**WRITTEN EXERCISE**
Copy out the listing that follows exactly, dropping every picture.
- - - - -
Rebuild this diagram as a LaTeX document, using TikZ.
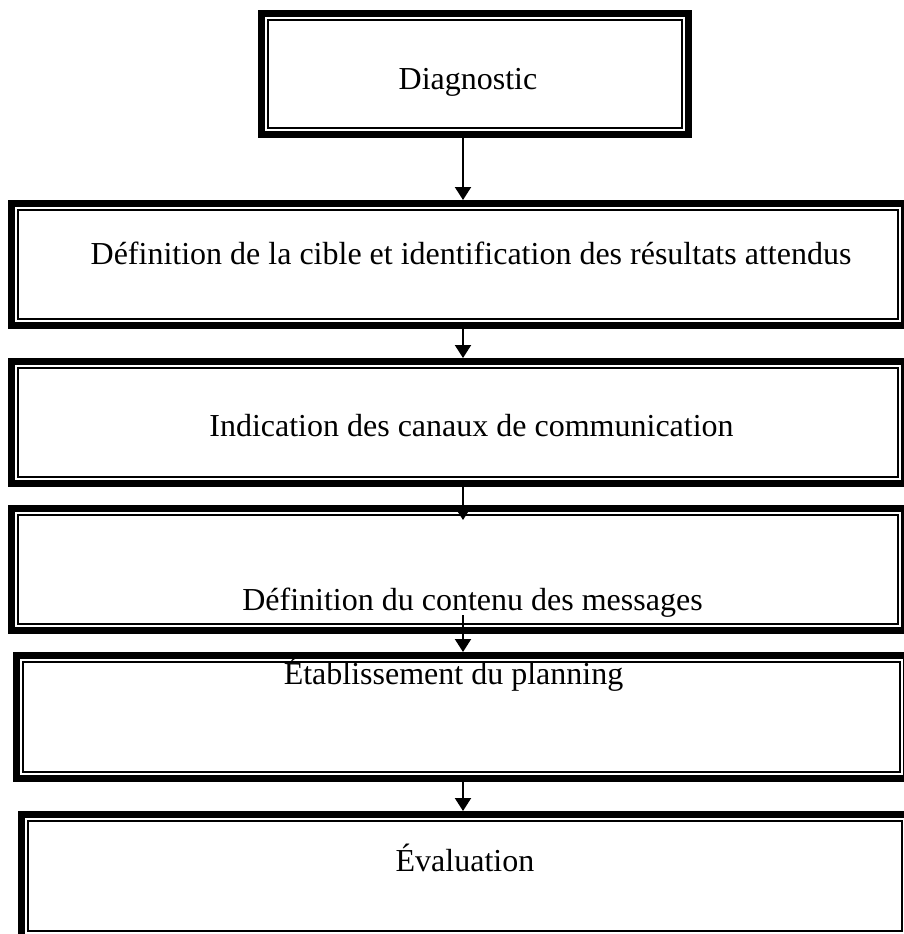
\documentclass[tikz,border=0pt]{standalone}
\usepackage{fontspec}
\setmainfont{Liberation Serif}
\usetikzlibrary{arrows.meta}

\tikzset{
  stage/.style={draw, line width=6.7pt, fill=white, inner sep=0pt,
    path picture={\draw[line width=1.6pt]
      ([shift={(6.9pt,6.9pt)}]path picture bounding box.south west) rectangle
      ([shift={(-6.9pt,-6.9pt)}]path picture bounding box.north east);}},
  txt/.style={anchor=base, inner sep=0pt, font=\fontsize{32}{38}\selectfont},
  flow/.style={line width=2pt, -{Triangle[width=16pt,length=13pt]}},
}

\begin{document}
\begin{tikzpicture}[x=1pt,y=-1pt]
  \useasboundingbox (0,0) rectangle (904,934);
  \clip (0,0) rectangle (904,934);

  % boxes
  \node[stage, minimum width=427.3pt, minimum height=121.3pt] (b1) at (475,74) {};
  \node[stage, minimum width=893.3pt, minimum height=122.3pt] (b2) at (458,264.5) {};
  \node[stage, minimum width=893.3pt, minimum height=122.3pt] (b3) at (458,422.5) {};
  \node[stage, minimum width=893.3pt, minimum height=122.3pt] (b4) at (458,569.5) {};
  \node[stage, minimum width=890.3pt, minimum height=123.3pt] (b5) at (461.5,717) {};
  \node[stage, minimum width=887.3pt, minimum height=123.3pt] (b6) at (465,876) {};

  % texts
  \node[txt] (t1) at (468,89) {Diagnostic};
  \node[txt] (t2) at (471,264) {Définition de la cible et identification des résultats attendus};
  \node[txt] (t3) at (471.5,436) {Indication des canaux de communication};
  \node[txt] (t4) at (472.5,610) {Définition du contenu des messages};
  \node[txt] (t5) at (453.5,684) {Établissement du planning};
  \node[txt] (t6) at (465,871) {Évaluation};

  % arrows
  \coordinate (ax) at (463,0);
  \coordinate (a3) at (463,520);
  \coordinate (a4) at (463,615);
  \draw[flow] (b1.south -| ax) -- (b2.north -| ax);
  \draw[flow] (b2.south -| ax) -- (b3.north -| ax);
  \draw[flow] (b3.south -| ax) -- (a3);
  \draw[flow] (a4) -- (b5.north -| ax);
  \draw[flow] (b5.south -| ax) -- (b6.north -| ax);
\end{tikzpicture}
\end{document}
- - - - -
**EXERCISE SOLUTION**
Rebuild this diagram as a LaTeX document, using TikZ.
\documentclass[tikz,border=0pt]{standalone}
\usepackage{fontspec}
\setmainfont{Liberation Serif}
\usetikzlibrary{arrows.meta}

\tikzset{
  stage/.style={draw, line width=6.7pt, fill=white, inner sep=0pt,
    path picture={\draw[line width=1.6pt]
      ([shift={(6.9pt,6.9pt)}]path picture bounding box.south west) rectangle
      ([shift={(-6.9pt,-6.9pt)}]path picture bounding box.north east);}},
  txt/.style={anchor=base, inner sep=0pt, font=\fontsize{32}{38}\selectfont},
  flow/.style={line width=2pt, -{Triangle[width=16pt,length=13pt]}},
}

\begin{document}
\begin{tikzpicture}[x=1pt,y=-1pt]
  \useasboundingbox (0,0) rectangle (904,934);
  \clip (0,0) rectangle (904,934);

  % boxes
  \node[stage, minimum width=427.3pt, minimum height=121.3pt] (b1) at (475,74) {};
  \node[stage, minimum width=893.3pt, minimum height=122.3pt] (b2) at (458,264.5) {};
  \node[stage, minimum width=893.3pt, minimum height=122.3pt] (b3) at (458,422.5) {};
  \node[stage, minimum width=893.3pt, minimum height=122.3pt] (b4) at (458,569.5) {};
  \node[stage, minimum width=890.3pt, minimum height=123.3pt] (b5) at (461.5,717) {};
  \node[stage, minimum width=887.3pt, minimum height=123.3pt] (b6) at (465,876) {};

  % texts
  \node[txt] (t1) at (468,89) {Diagnostic};
  \node[txt] (t2) at (471,264) {Définition de la cible et identification des résultats attendus};
  \node[txt] (t3) at (471.5,436) {Indication des canaux de communication};
  \node[txt] (t4) at (472.5,610) {Définition du contenu des messages};
  \node[txt] (t5) at (453.5,684) {Établissement du planning};
  \node[txt] (t6) at (465,871) {Évaluation};

  % arrows
  \coordinate (ax) at (463,0);
  \coordinate (a3) at (463,520);
  \coordinate (a4) at (463,615);
  \draw[flow] (b1.south -| ax) -- (b2.north -| ax);
  \draw[flow] (b2.south -| ax) -- (b3.north -| ax);
  \draw[flow] (b3.south -| ax) -- (a3);
  \draw[flow] (a4) -- (b5.north -| ax);
  \draw[flow] (b5.south -| ax) -- (b6.north -| ax);
\end{tikzpicture}
\end{document}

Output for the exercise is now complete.